Divisions over federal policy on wild horses and burros have come into sharp focus in the last two weeks after the Humane Society of the United States (HSUS) announced a collaboration with the American Society for the Prevention of Cruelty to Animals (ASPCA), Return To Freedom, and pro-horse slaughter groups such as the National Cattlemen’s Beef Association (NCBA) and the American Farm Bureau Federation to convince the House and Senate Appropriations Committees to add $50 million to the Bureau of Land Management’s budget for management of the equids. Specifically, the groups have called for the round-up of 15,000 – 20,000 horses and burros annually for as many as ten years and for placement of these horses in government-funded holding facilities, perhaps in Oklahoma, Kansas, and Utah (on top of the 50,000 horses already in holding facilities). They’ve called for a step-up of “growth suppression programs,” specifically targeting the individual horses and burros remaining after gathers in order to make sterilization or fertility control more practical.
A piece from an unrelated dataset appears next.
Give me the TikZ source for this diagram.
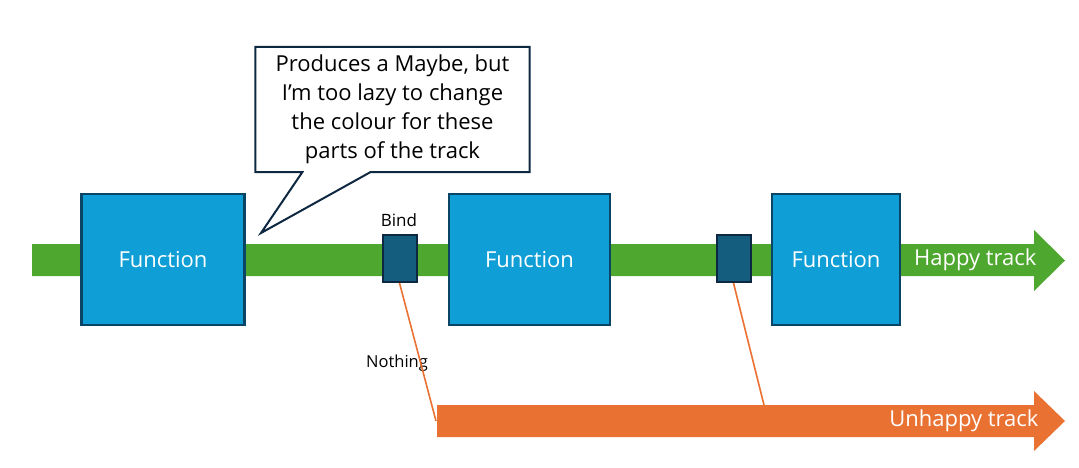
\documentclass[tikz,border=0pt]{standalone}
\usepackage{fontspec}
\setmainfont{Open Sans}
\usetikzlibrary{calc}

\definecolor{happy}{HTML}{4EA72E}
\definecolor{unhappy}{HTML}{E97132}
\definecolor{fnblue}{HTML}{109ED6}
\definecolor{fnedge}{HTML}{0B4566}
\definecolor{bindfill}{HTML}{155D7E}
\definecolor{navy}{HTML}{0E2841}

\begin{document}
\begin{tikzpicture}[x=1pt,y=-1pt]

        \useasboundingbox (0,0) rectangle (1079,467);

        % the two tracks
        \fill[happy] (32,244) -- (1034,244) -- (1034,230) -- (1065,260.5)
          -- (1034,291) -- (1034,276) -- (32,276) -- cycle;
        \fill[unhappy] (437,405) -- (1034,405) -- (1034,391) -- (1065,421)
          -- (1034,451) -- (1034,437) -- (437,437) -- cycle;

        \begin{scope}[every node/.style={rectangle, draw=fnedge, line width=2.2pt,
            fill=fnblue, text=white, font=\fontsize{22}{26}\selectfont,
            minimum height=131}]
          \node[minimum width=163] (f1) at (163,259.5) {Function};
          \node[minimum width=161] (f2) at (529.5,259.5) {Function};
          \node[minimum width=128] (f3) at (836,259.5) {Function};
        \end{scope}

        \begin{scope}[every node/.style={rectangle, draw=navy, line width=2pt,
            fill=bindfill, minimum width=34, minimum height=47}]
          \node (b1) at (399.5,258.5) {};
          \node (b2) at (733.5,258.5) {};
        \end{scope}

        \begin{scope}[every node/.style={font=\fontsize{17}{20}\selectfont}]
          \node (t1) at (399,220) {Bind};
          \node[font=\fontsize{16.5}{20}\selectfont] (t2) at (397,363) {Nothing};
        \end{scope}

        \begin{scope}[every node/.style={text=white, font=\fontsize{22}{26}\selectfont}]
          \node[anchor=east] (t3) at (1040,260) {Happy track};
          \node[anchor=east] (t4) at (1042,421) {Unhappy track};
        \end{scope}

        \coordinate (o1) at (436,421);
        \coordinate (o2) at (764,405);
        \begin{scope}[every edge/.style={draw=unhappy, line width=1.6pt}]
          \path (b1.south) edge (o1);
          \path (b2.south) edge (o2);
        \end{scope}

        % callout
        \node[minimum width=274, minimum height=125] (note) at (392.5,109.5) {};
        \coordinate (tip) at (261,233);
        \draw[navy, line width=2pt, fill=white, line join=miter]
          (note.north west) -- (note.north east) -- (note.south east)
          -- ($(note.south west)+(115,0)$) -- (tip)
          -- ($(note.south west)+(47,0)$) -- (note.south west) -- cycle;
        \node[align=center, font=\fontsize{22}{29}\selectfont] (txt) at (note.center)
          {Produces a Maybe, but\\I’m too lazy to change\\the colour for these\\parts of the track};

      \end{tikzpicture}
\end{document}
Every reputable animal protection group – including all animal groups on both sides of this debate – opposes the slaughter of wild horses, and also pushed for federal legislation to stop the slaughter of any domesticated or wild horses or burros. And I have no doubt that the program staffers at the HSUS and the ASPCA advocating for this plan have a deep concern for horses and burros. They deserve our respect for their passion for animals. In this case, however, I think they’ve made the wrong judgment and negotiated a bad deal that puts horses and burros at risk. And the absence of a perfect plan in the alternative doesn’t make their plan any more acceptable
The best and most rationale step forward is to use this year’s appropriations cycle to require BLM expand its contraception programs and fund that expansion. If BLM demonstrates an ability to apply the fertility control strategy in a far larger number of Herd Management Areas, then it’s time to talk about a broader plan for managing horses and burros given the presence of a more trusted and reliable government agency.
For now, though, the wild horse and burro community is right to balk at a plan to gather and remove 45,000 – 60,000 wild horses and burros in the next three years. Advocates should speak up and call their federal lawmakers (202-225-3121), urging them to oppose this dangerous plan and focus funding on the contraception as the centerpiece of any future, more comprehensive management plan.